Ce qui convient, à mon avis, c'est que les partis ouvriers qui croient à l'efficacité du Front populaire (et ce n'est pas mon cas) forment avec les républicains de gauche un gouvernement de front populaire. Ce gouvernement de front populaire s'usera également; mais au moins, pendant que ce gouvernement s'usera, la réaction n'aura pas le temps de se préparer. Alors les ouvriers devront aller plus loin que le gouvernement du front populaire: à la formation d'un gouvernement ouvrier capable de résoudre les problèmes de la révolution espagnole.

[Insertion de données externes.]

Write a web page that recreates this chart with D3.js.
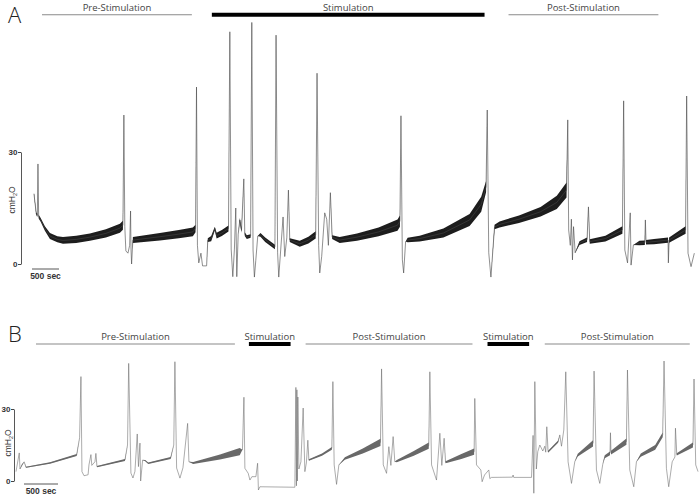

L'alternative - je le répète - est fascisme ou socialisme; nous, socialistes, nous devons naturellement nous prononcer pour le socialisme. Un point c'est tout.


Notes

[1] Manuel Azaña (1880-1940) : Avocat et journaliste, fondateur en 1925 de l’Action Républicaine (« gauche libérale »). Ministre de la guerre dans le premier gouvernement de la II° République. En janvier 1936, il est l’un des principaux dirigeants du Frente Popular et devient président de la République en mai. Il émigre en France après la défaite où il décède rapidement.

[2] Lluís Companys i Jover (1882 – 1940) : avocat, journaliste et homme politique catalan. Gouverneur de Barcelone à la proclamation de la République, il devint en 1934 président de la généralité de Catalogne et proclama la souveraineté de la Catalogne au sein de la République fédérale. Vaincu par les forces gouvernementales et condamné à trente années de détention, il fut amnistié à l'arrivée au pouvoir du Front populaire (1936) et retrouva ses fonctions, qu'il conserva pendant toute la guerre civile. Après la chute de la Catalogne aux mains des armées franquistes (février 1939), il se réfugia en France avec son gouvernement; il y fut arrêté par la Gestapo en septembre 1940 et livré aux franquistes, qui le fusillèrent.

[3] Indalecio Prieto (1883-1962) : dirigeant de la droite du Parti Socialiste Ouvrier Espagnol, ministre des gouvernement Caballero et Negrin après la victoire électorale du Front Populaire. Il émigra au Mexique après 1939, d’où il dirigea le P.S.O.E. en exil.